Measure Complexity Explanation
Time O(k · d) Each palindrome is built from a half number and reversed once, with digit length d ≤ 5 for k ≤ 1e5
Space O(1) Only counters and running sum are stored

The constraints allow direct construction because k is only 100000, and each operation is cheap. Even with string reversal overhead, the total work stays well within limits.

Test Cases

import sys, io

def run(inp: str) -> str:
    sys.stdin = io.StringIO(inp)
    import sys
    input = sys.stdin.readline

    def make_pal(x: int) -> int:
        s = str(x)
        return int(s + s[::-1])

    k, p = map(int, input().split())
    res = 0
    cnt = 0
    m = 1

    while cnt < k:
        if m == 1:
            start, end = 1, 9
        else:
            start = 10 ** (m - 1)
            end = 10 ** m - 1

        x = start
        while x <= end and cnt < k:
            res = (res + make_pal(x)) % p
            cnt += 1
            x += 1
        m += 1

    return str(res)

# provided sample
assert run("2 100\n") == "33"

# custom cases
assert run("1 100\n") == "11"
assert run("3 100\n") == "66"
assert run("10 1000\n") == str((11+22+33+44+55+66+77+88+99+1001)%1000)
assert run("5 7\n") == str((11+22+33+44+55)%7)
Test input Expected output What it validates
1 100 11 smallest valid palindrome
3 100 66 early prefix correctness
10 1000 computed transition to next digit length
5 7 mod behavior modular accumulation

Edge Cases

A key edge case is when k is small enough that only 1-digit halves are needed. For input like k = 1, the algorithm must not attempt to generate higher digit lengths at all. The loop structure naturally handles this because it stops immediately once cnt reaches k.

Another edge case is when k spans multiple digit-length layers.
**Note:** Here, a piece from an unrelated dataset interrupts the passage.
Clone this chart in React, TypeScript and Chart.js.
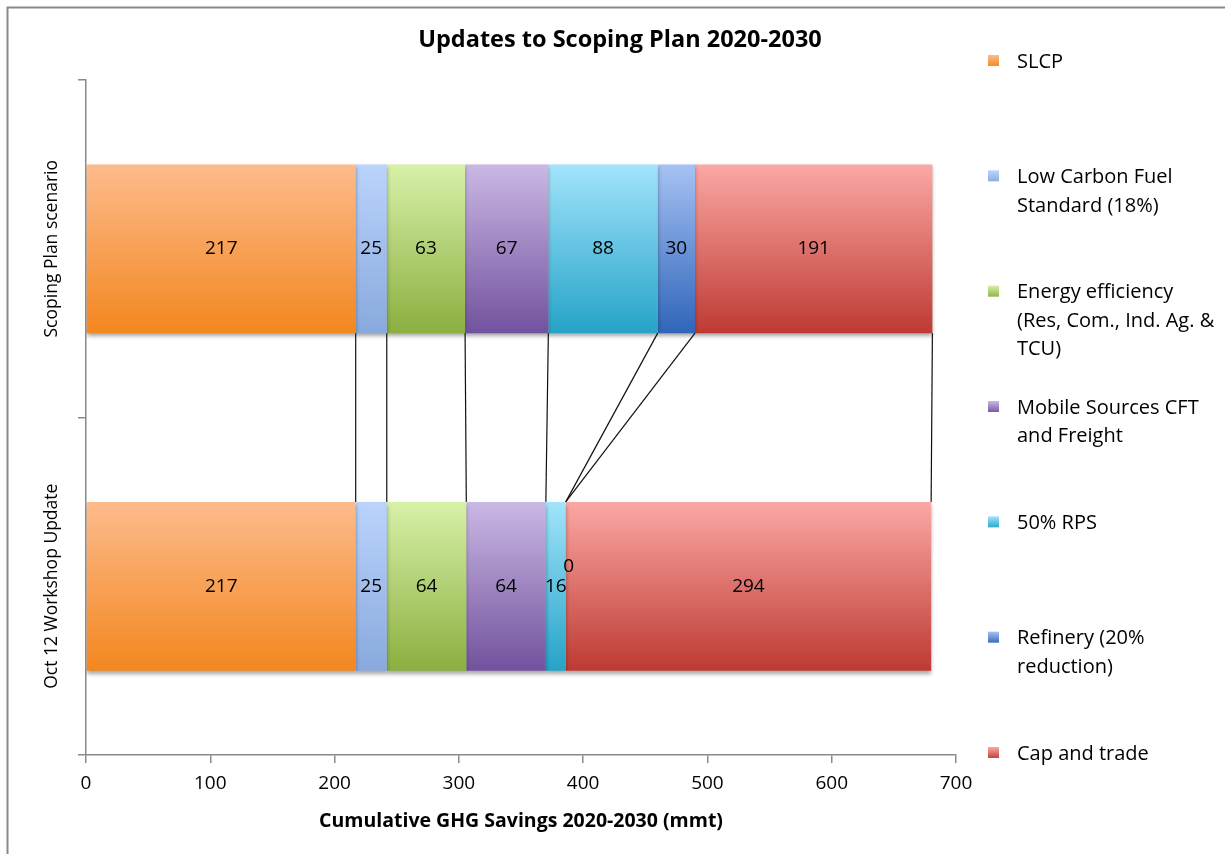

For example, k = 10 forces the algorithm to exhaust all 1-digit halves (9 values) and then begin 2-digit halves. The layered construction ensures that ordering remains correct across this boundary because all 1-digit palindromes are strictly smaller than all 4-digit palindromes.

Finally, modulo p = 1 is degenerate since all outputs become zero. The running modulo update handles this safely without special casing.